If your intention is to prove disaster recovery then a good backup solution may be all you need: set your DB to full recovery, take full backups regularly and log backups even more regularly in between, make sure copies of these backups are kept off the main server and tested regularly.
The next step up would be to automate the testing of the backups: regularly restore on the second box the last full backup and the subsequent log backups. Or to achieve the same thing, implement log shipping. In either case have some automated solution scan the destination copy to make sure that it is running OK and has data you would expect (if your log backup is every hour then at any given time any change in the source DB made a little more than an hour ago should be present in the destination, if the application doesn't already have something you can easily check (such as a full audit trail with regular enough activity) then have a table with a single datetime column set a scheduled task to drop CURRENT_TIMESTAMP in there once per minute), have this drop you a mail/sms/other if it detects a problem (either database not available, or data in the secondary looks too old). This way you don't have to restore from scratch when something catastrophic happens: you should be at most one log restore away from having a relatively up-to-date database on the second box. This isn't as smooth as the quick switch-over possibility provided by mirroring or AO but it may be sufficient for your needs. Do consult with your users to make sure this is in fact sufficient - get them to specify "maximum downtime" and "maximum data loss in a DR situation" times, i.e. "service must be restored inside a two hours, we must not lose data from more than an hour before the outage" or some such (this can vary widely: some of the low volume systems we manage have a pleasantly lenient 24 hour loss window, if the business needs something in the few-minutes-or-less range then you probably need to convince them to stump up for relevant licensing so you can use AO (or just use mirroring for now but let them know the mid/long tern need to change due to the deprecation of the feature)).

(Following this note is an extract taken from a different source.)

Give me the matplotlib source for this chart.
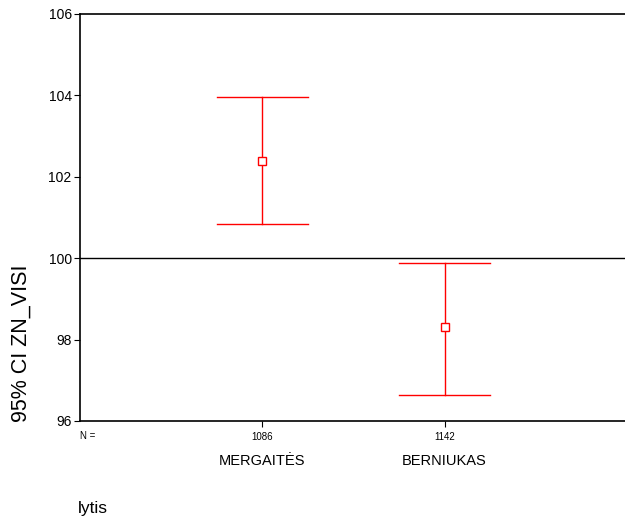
import matplotlib
matplotlib.use("Agg")
import matplotlib.pyplot as plt

plt.rcParams['font.family'] = ['Liberation Sans', 'DejaVu Sans']

# Data
categories = ["MERGAITĖS", "BERNIUKAS"]
counts = [1086, 1142]
means = [102.39, 98.32]
ci_low = [100.85, 96.64]
ci_high = [103.96, 99.88]
y_ticks = [96, 98, 100, 102, 104, 106]

fig = plt.figure(figsize=(6.25, 5.17), dpi=100)
ax = fig.add_axes([0.128, 0.1857, 0.875, 0.7873])

xs = [1, 2]
cap = 0.25
for x, m, lo, hi in zip(xs, means, ci_low, ci_high):
  ax.plot([x, x], [lo, hi], color='red', lw=1)
  ax.plot([x - cap, x + cap], [lo, lo], color='red', lw=1)
  ax.plot([x - cap, x + cap], [hi, hi], color='red', lw=1)
  ax.plot([x], [m], marker='s', ms=6, mfc='white', mec='red', mew=1, color='red', zorder=3)

# reference line at 100
ax.axhline(100, color='black', lw=1)

ax.set_xlim(0, 3)
ax.set_ylim(96, 106)
ax.set_yticks(y_ticks)
ax.set_yticklabels([str(v) for v in y_ticks], fontsize=10)
ax.set_xticks(xs)
ax.set_xticklabels([str(c) for c in counts], fontsize=7)
ax.tick_params(axis='x', length=4, pad=4)
ax.tick_params(axis='y', length=4, pad=2)
ax.spines['right'].set_visible(False)
for s in ['left', 'top', 'bottom']:
  ax.spines[s].set_linewidth(1.2)

fig.text(80 / 625, 1 - 436 / 517, "N =", fontsize=7, ha='left', va='center')
for x, c in zip(xs, categories):
  xf = ax.transData.transform((x, 96))[0] / fig.bbox.width
  fig.text(xf, 1 - 461 / 517, c, fontsize=10.5, ha='center', va='center')

fig.text(21 / 625, 1 - 343 / 517, "95% CI ZN_VISI", fontsize=15.5, rotation=90, ha='center', va='center')
fig.text(78 / 625, 1 - 508 / 517, "lytis", fontsize=12.5, ha='left', va='center')

fig.savefig("out.png", dpi=100)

Of course be aware that the backups are held off-site as well as on-site: while the most common need for DR is hardware failure within a single server your data could be rendered inaccessible by a number of things that would make a local second server unavailable too: complete power-out or network failure, fire, and so on. And make sure that your off-site backups are tested. It might feel inefficient to push the backups off-site then draw them back down for testing (instead of testing the original local copies) but this protects you from network transmission errors or otherwise undetected disk errors on the off-site store. If your second box is already off-site this dynamic changes somewhat.